A equipe do candidato ao governo de São Paulo Tarcísio de Freitas (Republicanos) pode ter cometido crime ao orientar um cinegrafista da Jovem Pan News a apagar imagens gravadas durante tiroteio ocorrido em Paraisópolis, zona sul da capital paulista, apontam advogados ouvidos pelo Brasil de Fato. A orientação veio à tona nesta terça-feira (25), em reportagem do jornal Folha de S. Paulo.
O tiroteio aconteceu no último dia 17 de outubro, quando a equipe de Tarcísio participava de atividade de campanha em Paraisópolis. Em um primeiro momento, a própria Jovem Pan News tratou o caso como "atentado", hipótese que foi descartada horas mais tarde pela Secretaria da Segurança Pública e pelo próprio Tarcísio.
O áudio divulgado nesta terça pela Folha mostra um diálogo entre um integrante da campanha e um cinegrafista da emissora, que não foram identificados. Após consultar o cinegrafista sobre os registros que fez, o integrante diz frases como "você tem que apagar" e "não pode divulgar isso não". As imagens, porém, já tinham sido repassadas à redação e colocadas no ar.
O advogado criminalista José Carlos Portella Junior, integrante do coletivo Advogadas e Advogados pela Democracia (AAD), afirma que é necessário que o caso seja investigado para verificar se houve algum tipo de orientação para que as imagens fossem de fato apagadas.
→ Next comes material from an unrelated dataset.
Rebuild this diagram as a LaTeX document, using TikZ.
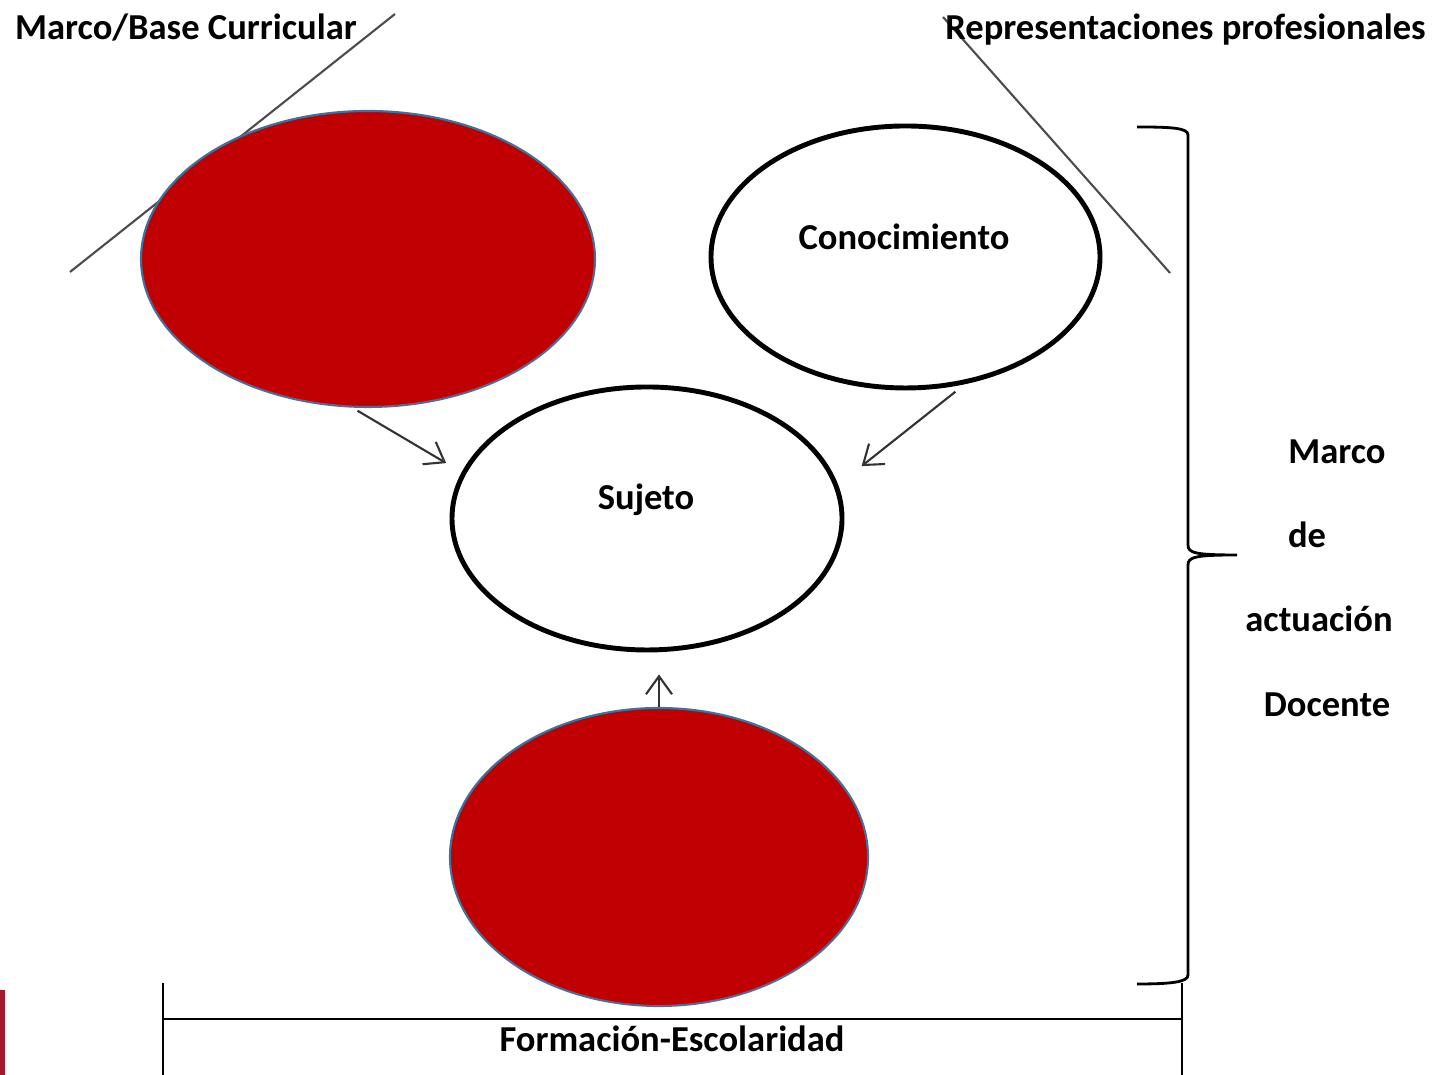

Caso essa hipótese seja confirmada, haveria a configuração do crime de favorecimento real, que ocorre quando há auxílio material para que alguém cometa um crime saia impune ou garanta proveito dele.
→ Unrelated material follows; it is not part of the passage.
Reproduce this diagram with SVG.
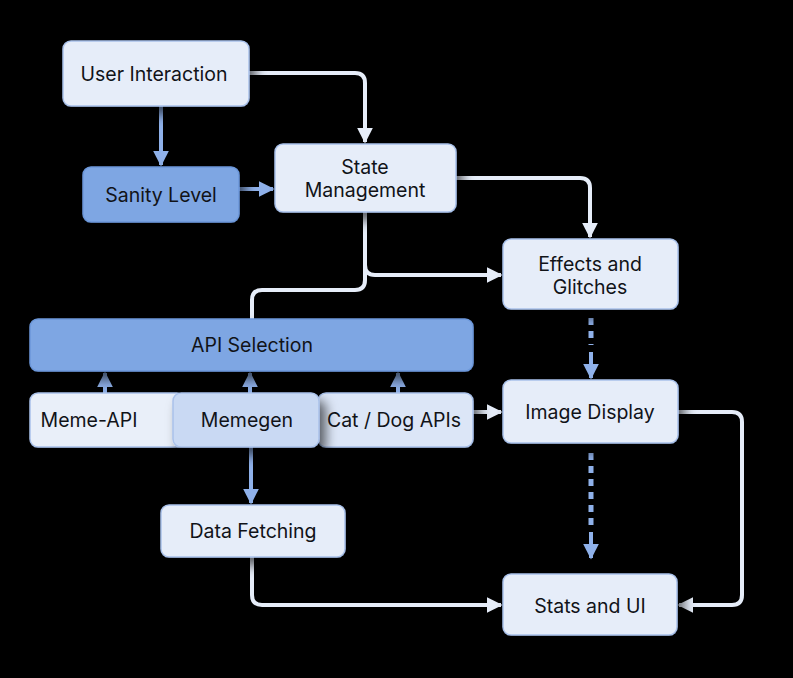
<svg xmlns="http://www.w3.org/2000/svg" width="793" height="678" viewBox="0 0 793 678">
<defs>
<marker id="aw" viewBox="0 0 10 10" refX="9" refY="5" markerWidth="4" markerHeight="4" orient="auto" markerUnits="strokeWidth"><path d="M0,0 L10,5 L0,10 z" fill="#e6edf9"/></marker>
<marker id="ab" viewBox="0 0 10 10" refX="9" refY="5" markerWidth="4" markerHeight="4" orient="auto" markerUnits="strokeWidth"><path d="M0,0 L10,5 L0,10 z" fill="#8fb1ea"/></marker>
<filter id="sh" x="-20%" y="-20%" width="150%" height="160%"><feDropShadow dx="6" dy="8" stdDeviation="6" flood-color="#000" flood-opacity="0.6"/></filter>
</defs>
<style>
.n{fill:#e6edf9;stroke:#a9c1ea;stroke-width:1.5;filter:url(#sh)}
.b{fill:#7ea6e3;stroke:#6c97da;stroke-width:1.5;filter:url(#sh)}
.t{font-family:Inter,"Noto Sans",sans-serif;font-size:19.5px;fill:#111318;text-anchor:middle;dominant-baseline:central}
.cw{fill:none;stroke:#e6edf9;stroke-width:4}
.cb{fill:none;stroke:#8fb1ea;stroke-width:4}
.cd{fill:none;stroke:#8fb1ea;stroke-width:5;stroke-dasharray:7 6}
</style>
<rect width="793" height="678" fill="#000"/>
<g id="connectors">
<path class="cb" d="M161,106 V165" marker-end="url(#ab)"/>
<path class="cb" d="M239,189 H273" marker-end="url(#ab)"/>
<path class="cw" d="M249,73 H355 Q365,73 365,83 V142" marker-end="url(#aw)"/>
<path class="cw" d="M456,178 H580 Q590,178 590,188 V237" marker-end="url(#aw)"/>
<path class="cw" d="M365,212 V265 Q365,275 375,275 H501" marker-end="url(#aw)"/>
<path class="cw" d="M365,265 V280 Q365,290 355,290 H262 Q252,290 252,300 V320"/>
<path class="cd" d="M591,318 V345"/>
<path class="cb" d="M591,352 V378" marker-end="url(#ab)"/>
<path class="cb" d="M105,393 V373" marker-end="url(#ab)"/>
<path class="cb" d="M250,393 V373" marker-end="url(#ab)"/>
<path class="cb" d="M398,393 V373" marker-end="url(#ab)"/>
<path class="cw" d="M473,412 H501" marker-end="url(#aw)"/>
<path class="cb" d="M251,447 V503" marker-end="url(#ab)"/>
<path class="cw" d="M252,557 V595 Q252,605 262,605 H501" marker-end="url(#aw)"/>
<path class="cw" d="M678,412 H732 Q742,412 742,422 V595 Q742,605 732,605 H679" marker-end="url(#aw)"/>
<path class="cd" d="M591,453 V525"/>
<path class="cb" d="M591,532 V558" marker-end="url(#ab)"/>
</g>
<g id="user-interaction"><rect class="n" x="63" y="41" width="186" height="65" rx="8"/><text class="t" x="154" y="74">User Interaction</text></g>
<g id="sanity-level"><rect class="b" x="83" y="167" width="156" height="55" rx="8"/><text class="t" x="161" y="195">Sanity Level</text></g>
<g id="state-management"><rect class="n" x="275" y="144" width="181" height="68" rx="8"/><text class="t" x="365" y="167">State</text><text class="t" x="365" y="190">Management</text></g>
<g id="effects-glitches"><rect class="n" x="503" y="239" width="175" height="70" rx="8"/><text class="t" x="590" y="264">Effects and</text><text class="t" x="590" y="287">Glitches</text></g>
<g id="api-selection"><rect class="b" x="30" y="319" width="443" height="52" rx="8"/><text class="t" x="252" y="345">API Selection</text></g>
<g id="meme-api"><rect class="n" x="30" y="393" width="155" height="54" rx="8" style="fill:#e9eff9"/><text class="t" x="89" y="420">Meme-API</text></g>
<g id="cat-dog-apis"><rect class="n" x="318" y="393" width="155" height="54" rx="8" style="fill:#dce6f7"/><text class="t" x="394" y="420">Cat / Dog APIs</text></g>
<g id="memegen"><rect class="n" x="173" y="393" width="146" height="54" rx="8" style="fill:#c9d9f3"/><text class="t" x="247" y="420">Memegen</text></g>
<g id="image-display"><rect class="n" x="503" y="380" width="175" height="63" rx="8"/><text class="t" x="590" y="412">Image Display</text></g>
<g id="data-fetching"><rect class="n" x="161" y="505" width="184" height="52" rx="8"/><text class="t" x="253" y="531">Data Fetching</text></g>
<g id="stats-ui"><rect class="n" x="503" y="574" width="174" height="61" rx="8"/><text class="t" x="590" y="606">Stats and UI</text></g>
</svg>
"Se existiu de fato um tiroteio, essa prova foi capturada pela câmera da Jovem Pan e aí se pede que se apague essa imagem, isso claramente configura crime de favorecimento real", aponta.
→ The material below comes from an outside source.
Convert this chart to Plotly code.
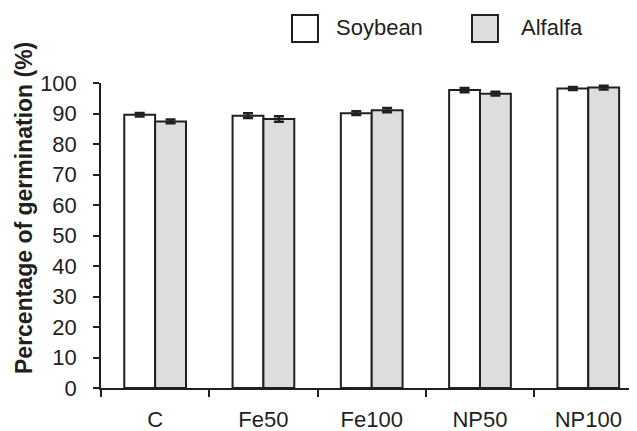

O também advogado criminalista Augusto de Arruda Botelho, um dos fundadores do Instituto de Defesa do Direito de Defesa (IDDD), destaca a necessidade de apuração sobre o possível confronto entre policiais militares e criminosos. E, para que o crime seja investigado, qualquer prova disponível é bem vinda.
"Essas imagens certamente serviriam de provas para verificar o que de fato aconteceu. Portanto, em hipótese nenhuma essas imagens, sob qualquer argumento, poderiam ser intencionalmente destruídas. Se configura ou não um crime destruir essas imagens, só uma investigação pode dizer, por que é preciso que se entenda se isso foi de fato destruído, qual a intenção em se apagar essas imagens", complementa.
Câmeras em policiais
Para Botelho, todo esse episódio mostra uma tendência de Tarcísio, candidato bolsonarista ao governo de São Paulo, a evitar a transparência quando o assunto é segurança pública. O especialista traça um paralelo a uma das promessas de campanha do ex-ministro de Bolsonaro: o fim das câmeras acopladas aos uniformes de policiais, medida que reduziu a letalidade nas ações, diminuindo, inclusive, os números de mortes de agentes de segurança.
"A câmera nos uniformes tem um aspecto de proteção do próprio policial muito importante, tanto que é aprovada pela imensa maioria dos policiais de São Paulo. Elas já foram inclusive utilizadas em investigações contra policiais para defendê-los. A analogia que faço entre esses dois episódios é que a forma de pensar segurança pública do candidato não é uma forma que prioriza transparência. A transparência deveria sempre nortear qualquer ator político", destaca.
Portella Junior concorda, e lembra que os resultados positivos do uso das câmeras já eram projetados por entidades da sociedade civil antes mesmo da instalação, com base em estudos sobre projetos semelhantes implementados em outra partes do mundo. Os registros em São Paulo após a adoção da medida foram muito positivos.
"Sob qual argumento racional, pensado em termos de políticas públicas, se pode pensar em defender isso? Não tem razoabilidade nessa proposta. Por isso o que se vê mesmo: a real intenção é dar mais poder para as polícias, tornar São Paulo um outro Rio de Janeiro", afirma.
O que diz a campanha
Em nota, a equipe do candidato diz que "há uma grave descontextualização do episódio em Paraisópolis e de interpretação equivocada do áudio divulgado". Segundo a campanha do bolsonarista, o pedido para não enviar as imagens tinha o objetivo de "não expor as pessoas que estavam lá".
O texto afirma ainda que profissionais da imprensa que estavam no local fizeram imagens do episódio e colocaram no ar, e "nunca houve nenhum impedimento por parte da campanha em relação a isso", sem levar em conta que esse tipo de pedido não seria concebível, diante de questões básicas de liberdade de imprensa e de critérios de noticiabilidade.